_DATA PROVIDED_.
>>>

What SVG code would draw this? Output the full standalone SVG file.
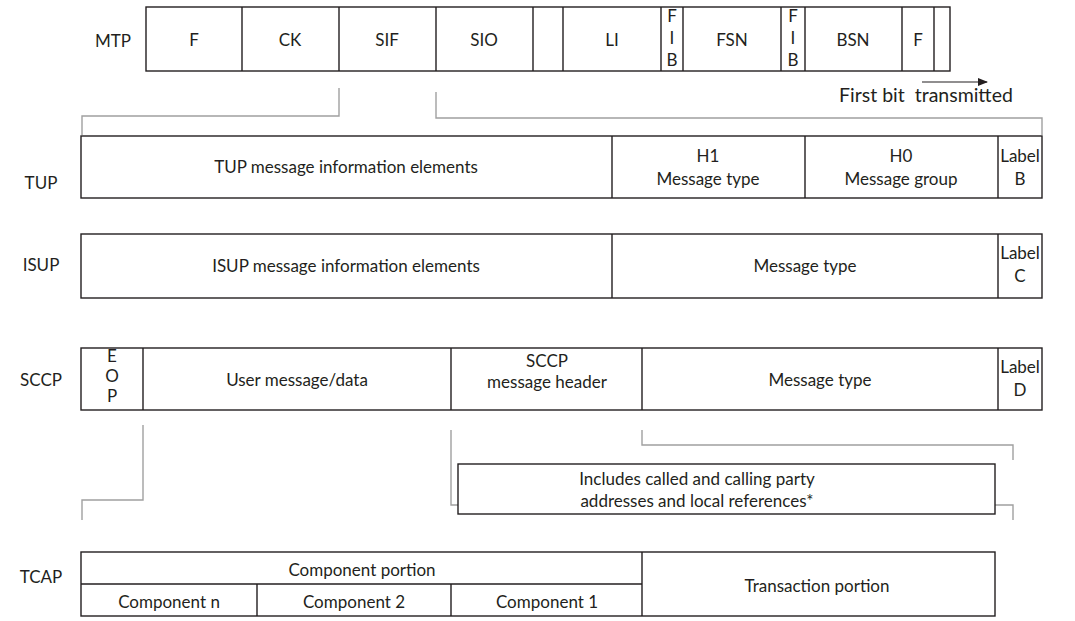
<svg xmlns="http://www.w3.org/2000/svg" width="1075" height="621" viewBox="0 0 1075 621">
<defs>
<style>
.b{fill:#fff;stroke:#231f20;stroke-width:1.4}
.l{fill:none;stroke:#231f20;stroke-width:1.4}
.c{fill:none;stroke:#a0a0a0;stroke-width:1.4}
text{font-family:Lato,"Noto Sans",sans-serif;font-size:17px;fill:#231f20;text-anchor:middle}
.s{text-anchor:start}
</style>
<marker id="ah" markerWidth="10" markerHeight="8" refX="9" refY="4" orient="auto" markerUnits="userSpaceOnUse">
<path d="M0,0 L10,4 L0,8 Z" fill="#231f20"/>
</marker>
</defs>
<rect width="1075" height="621" fill="#fff"/>

<g id="connectors">
<path class="c" d="M339,88 V116 H82 V135"/>
<path class="c" d="M436,92 V118 H1042 V135"/>
<path class="c" d="M143,425 V500 H82 V520"/>
<path class="c" d="M451,430 V505 H1013 V520"/>
<path class="c" d="M642,430 V445 H1013 V460"/>
<line class="l" x1="922" y1="82" x2="987" y2="82" marker-end="url(#ah)" style="stroke-width:1.2"/>
</g>

<g id="mtp">
<text x="113" y="47">MTP</text>
<rect class="b" x="146" y="7" width="804" height="64"/>
<path class="l" d="M242,7V71M339,7V71M436,7V71M533,7V71M563,7V71M661,7V71M683,7V71M781,7V71M805,7V71M902,7V71M934,7V71"/>
<text x="194" y="46">F</text>
<text x="290" y="46">CK</text>
<text x="387" y="46">SIF</text>
<text x="484" y="46">SIO</text>
<text x="612" y="46">LI</text>
<text x="672" y="22">F</text>
<text x="672" y="44">I</text>
<text x="672" y="66">B</text>
<text x="732" y="46">FSN</text>
<text x="793" y="22">F</text>
<text x="793" y="44">I</text>
<text x="793" y="66">B</text>
<text x="853" y="46">BSN</text>
<text x="918" y="46">F</text>
<text class="s" x="839" y="102" xml:space="preserve" style="font-size:19.5px">First bit  transmitted</text>
</g>

<g id="tup">
<text x="41" y="189">TUP</text>
<rect class="b" x="81" y="136" width="961" height="62"/>
<path class="l" d="M612,136V198M805,136V198M998,136V198"/>
<text x="346" y="173">TUP message information elements</text>
<text x="708" y="162">H1</text>
<text x="708" y="185">Message type</text>
<text x="901" y="162">H0</text>
<text x="901" y="185">Message group</text>
<text x="1020" y="162">Label</text>
<text x="1020" y="185">B</text>
</g>

<g id="isup">
<text x="41" y="271">ISUP</text>
<rect class="b" x="81" y="234" width="961" height="64"/>
<path class="l" d="M612,234V298M998,234V298"/>
<text x="346" y="272">ISUP message information elements</text>
<text x="805" y="272">Message type</text>
<text x="1020" y="259">Label</text>
<text x="1020" y="282">C</text>
</g>

<g id="sccp">
<text x="41" y="386">SCCP</text>
<rect class="b" x="81" y="348" width="961" height="62"/>
<path class="l" d="M143,348V410M451,348V410M642,348V410M998,348V410"/>
<text x="112" y="362">E</text>
<text x="112" y="382">O</text>
<text x="112" y="402">P</text>
<text x="297" y="386">User message/data</text>
<text x="547" y="367">SCCP</text>
<text x="547" y="388">message header</text>
<text x="820" y="386">Message type</text>
<text x="1020" y="373">Label</text>
<text x="1020" y="396">D</text>
</g>

<g id="note">
<rect class="b" x="458" y="464" width="537" height="50"/>
<text x="697" y="485">Includes called and calling party</text>
<text x="697" y="507">addresses and local references*</text>
</g>

<g id="tcap">
<text x="41" y="583">TCAP</text>
<rect class="b" x="81" y="552" width="914" height="64"/>
<path class="l" d="M642,552V616M81,584H642M257,584V616M451,584V616"/>
<text x="362" y="576">Component portion</text>
<text x="817" y="592">Transaction portion</text>
<text x="169" y="608">Component n</text>
<text x="354" y="608">Component 2</text>
<text x="547" y="608">Component 1</text>
</g>
</svg>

<<<

_WHAT IS REQUIRED_.
Reproduce the data verbatim. Do not carry any picture into the copy.

_RESULT BELOW_.
What SVG code would draw this? Output the full standalone SVG file.
<svg xmlns="http://www.w3.org/2000/svg" width="1075" height="621" viewBox="0 0 1075 621">
<defs>
<style>
.b{fill:#fff;stroke:#231f20;stroke-width:1.4}
.l{fill:none;stroke:#231f20;stroke-width:1.4}
.c{fill:none;stroke:#a0a0a0;stroke-width:1.4}
text{font-family:Lato,"Noto Sans",sans-serif;font-size:17px;fill:#231f20;text-anchor:middle}
.s{text-anchor:start}
</style>
<marker id="ah" markerWidth="10" markerHeight="8" refX="9" refY="4" orient="auto" markerUnits="userSpaceOnUse">
<path d="M0,0 L10,4 L0,8 Z" fill="#231f20"/>
</marker>
</defs>
<rect width="1075" height="621" fill="#fff"/>

<g id="connectors">
<path class="c" d="M339,88 V116 H82 V135"/>
<path class="c" d="M436,92 V118 H1042 V135"/>
<path class="c" d="M143,425 V500 H82 V520"/>
<path class="c" d="M451,430 V505 H1013 V520"/>
<path class="c" d="M642,430 V445 H1013 V460"/>
<line class="l" x1="922" y1="82" x2="987" y2="82" marker-end="url(#ah)" style="stroke-width:1.2"/>
</g>

<g id="mtp">
<text x="113" y="47">MTP</text>
<rect class="b" x="146" y="7" width="804" height="64"/>
<path class="l" d="M242,7V71M339,7V71M436,7V71M533,7V71M563,7V71M661,7V71M683,7V71M781,7V71M805,7V71M902,7V71M934,7V71"/>
<text x="194" y="46">F</text>
<text x="290" y="46">CK</text>
<text x="387" y="46">SIF</text>
<text x="484" y="46">SIO</text>
<text x="612" y="46">LI</text>
<text x="672" y="22">F</text>
<text x="672" y="44">I</text>
<text x="672" y="66">B</text>
<text x="732" y="46">FSN</text>
<text x="793" y="22">F</text>
<text x="793" y="44">I</text>
<text x="793" y="66">B</text>
<text x="853" y="46">BSN</text>
<text x="918" y="46">F</text>
<text class="s" x="839" y="102" xml:space="preserve" style="font-size:19.5px">First bit  transmitted</text>
</g>

<g id="tup">
<text x="41" y="189">TUP</text>
<rect class="b" x="81" y="136" width="961" height="62"/>
<path class="l" d="M612,136V198M805,136V198M998,136V198"/>
<text x="346" y="173">TUP message information elements</text>
<text x="708" y="162">H1</text>
<text x="708" y="185">Message type</text>
<text x="901" y="162">H0</text>
<text x="901" y="185">Message group</text>
<text x="1020" y="162">Label</text>
<text x="1020" y="185">B</text>
</g>

<g id="isup">
<text x="41" y="271">ISUP</text>
<rect class="b" x="81" y="234" width="961" height="64"/>
<path class="l" d="M612,234V298M998,234V298"/>
<text x="346" y="272">ISUP message information elements</text>
<text x="805" y="272">Message type</text>
<text x="1020" y="259">Label</text>
<text x="1020" y="282">C</text>
</g>

<g id="sccp">
<text x="41" y="386">SCCP</text>
<rect class="b" x="81" y="348" width="961" height="62"/>
<path class="l" d="M143,348V410M451,348V410M642,348V410M998,348V410"/>
<text x="112" y="362">E</text>
<text x="112" y="382">O</text>
<text x="112" y="402">P</text>
<text x="297" y="386">User message/data</text>
<text x="547" y="367">SCCP</text>
<text x="547" y="388">message header</text>
<text x="820" y="386">Message type</text>
<text x="1020" y="373">Label</text>
<text x="1020" y="396">D</text>
</g>

<g id="note">
<rect class="b" x="458" y="464" width="537" height="50"/>
<text x="697" y="485">Includes called and calling party</text>
<text x="697" y="507">addresses and local references*</text>
</g>

<g id="tcap">
<text x="41" y="583">TCAP</text>
<rect class="b" x="81" y="552" width="914" height="64"/>
<path class="l" d="M642,552V616M81,584H642M257,584V616M451,584V616"/>
<text x="362" y="576">Component portion</text>
<text x="817" y="592">Transaction portion</text>
<text x="169" y="608">Component n</text>
<text x="354" y="608">Component 2</text>
<text x="547" y="608">Component 1</text>
</g>
</svg>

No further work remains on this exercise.